Tasfiyeden sonra SA, sayıları ve etkileri azalmış olsa da varlığını sürdürmeye devam etti. Kasım 1938'de Kahverengi Gömlekliler, Reichskristallnacht ya da Kasım pogromları olarak adlandırılan olaylarda Yahudilere yönelik şiddet eylemlerinde yer aldı. SA 1939'dan itibaren İç Muhafız birliklerinin eğitimini denetledi. Sturmabteilung Nazi rejiminde kilit bir oyuncu olmaktan çıkarken, SS (Schutzstaffel) önemli bir rol üstlendi. Heinrich Himmler 1943 Posen konuşmasında, SS'lerin Nasyonal Sosyalist davaya olan sarsılmaz sadakatini vurgulamak için Röhm tasfiyesindeki rollerine atıfta bulundu:
Bu herkesi dehşete düşürdü ama yine de herkes bir dahaki sefere böyle bir emir verilirse ve gerekli olursa bunu yapacağından emindi. Yahudilerin temizlenmesini, Yahudi ırkının yok edilmesini kastediyorum.
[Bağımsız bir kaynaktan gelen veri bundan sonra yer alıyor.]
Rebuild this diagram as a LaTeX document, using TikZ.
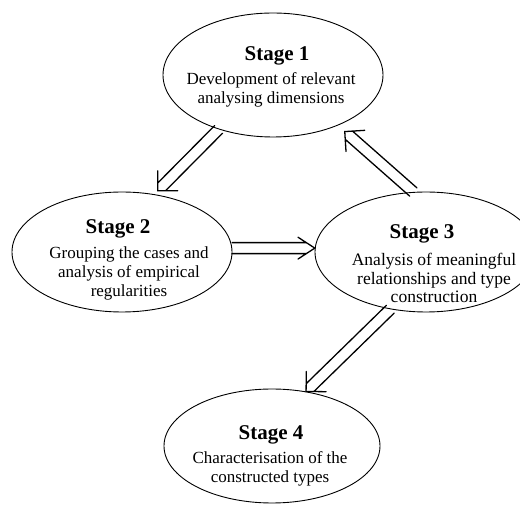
\documentclass[tikz,border=0pt]{standalone}
\usepackage{fontspec}
\setmainfont{Liberation Serif}
\usetikzlibrary{shapes.geometric,calc}
\def\hd{5.5}
\def\al{20}
\def\ha{45}
\tikzset{
  stagebox/.style={ellipse,draw,line width=0.9pt,inner sep=0pt},
  stagetitle/.style={anchor=base,inner sep=0pt,font=\fontsize{21}{24}\selectfont\bfseries},
  stagebody/.style={anchor=north,inner sep=0pt,align=center,font=\fontsize{17}{19}\selectfont},
  dblarrow/.style={line width=1.3pt,line cap=round,line join=miter,to path={
    let \p1=(\tikztostart), \p2=(\tikztotarget), \n1={atan2(\y2-\y1,\x2-\x1)},
        \n2={\hd/tan(\ha)} in
    ($(\p1)+({\n1+90}:\hd)$) -- ($(\p2)+({\n1+180}:\n2)+({\n1+90}:\hd)$)
    ($(\p1)+({\n1-90}:\hd)$) -- ($(\p2)+({\n1+180}:\n2)+({\n1-90}:\hd)$)
    ($(\p2)+({\n1+180-\ha}:\al)$) -- (\p2) -- ($(\p2)+({\n1+180+\ha}:\al)$)
  }}
}
\begin{document}
\begin{tikzpicture}[x=1pt,y=1pt]
\useasboundingbox (0,0) rectangle (520,506);
\node[stagebox,minimum width=220pt,minimum height=124pt] (s1) at (273,431) {};
\node[stagebox,minimum width=220pt,minimum height=120pt] (s2) at (122,254) {};
\node[stagebox,minimum width=222pt,minimum height=120pt] (s3) at (426,254) {};
\node[stagebox,minimum width=216pt,minimum height=114pt] (s4) at (272,60) {};

\node[stagetitle] (h1) at (277,445) {Stage 1};
\node[stagebody] (b1) at (271,434) {Development of relevant\\analysing dimensions};
\node[stagetitle] (h2) at (118,272) {Stage 2};
\node[stagebody] (b2) at (129,259) {Grouping the cases and\\analysis of empirical\\regularities};
\node[stagetitle] (h3) at (422,267) {Stage 3};
\node[stagebody,font=\fontsize{17.5}{18.5}\selectfont] (b3) at (434,253) {Analysis of meaningful\\relationships and type\\construction};
\node[stagetitle] (h4) at (271,66) {Stage 4};
\node[stagebody] (b4) at (270,55) {Characterisation of the\\constructed types};

\coordinate (t12) at ([yshift=4pt]s2.58);
\coordinate (t13) at ([shift={(7pt,-6pt)}]s1.-38);
\draw[dblarrow] (s1.225) to (t12);
\draw[dblarrow,/utils/exec={\def\ha{33}}] (s2.2) to (s3.178);
\draw[dblarrow] (s3.102) to (t13);
\draw[dblarrow] (s3.238) to (s4.58);
\end{tikzpicture}
\end{document}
Nürnberg Mahkemesi SA'yı "büyük ölçüde o dönemdeki Nazi vahşetine katılan kabadayılardan ve zorbalardan oluşan bir grup" olarak tanımlamıştır. Ancak bu zulümlerin saldırgan bir savaş yürütmek için özel bir planın parçası olduğu gösterilmemiştir."
Dolayısıyla, Mahkeme SA'yı "bir suç örgütü olarak ilan etmemiştir."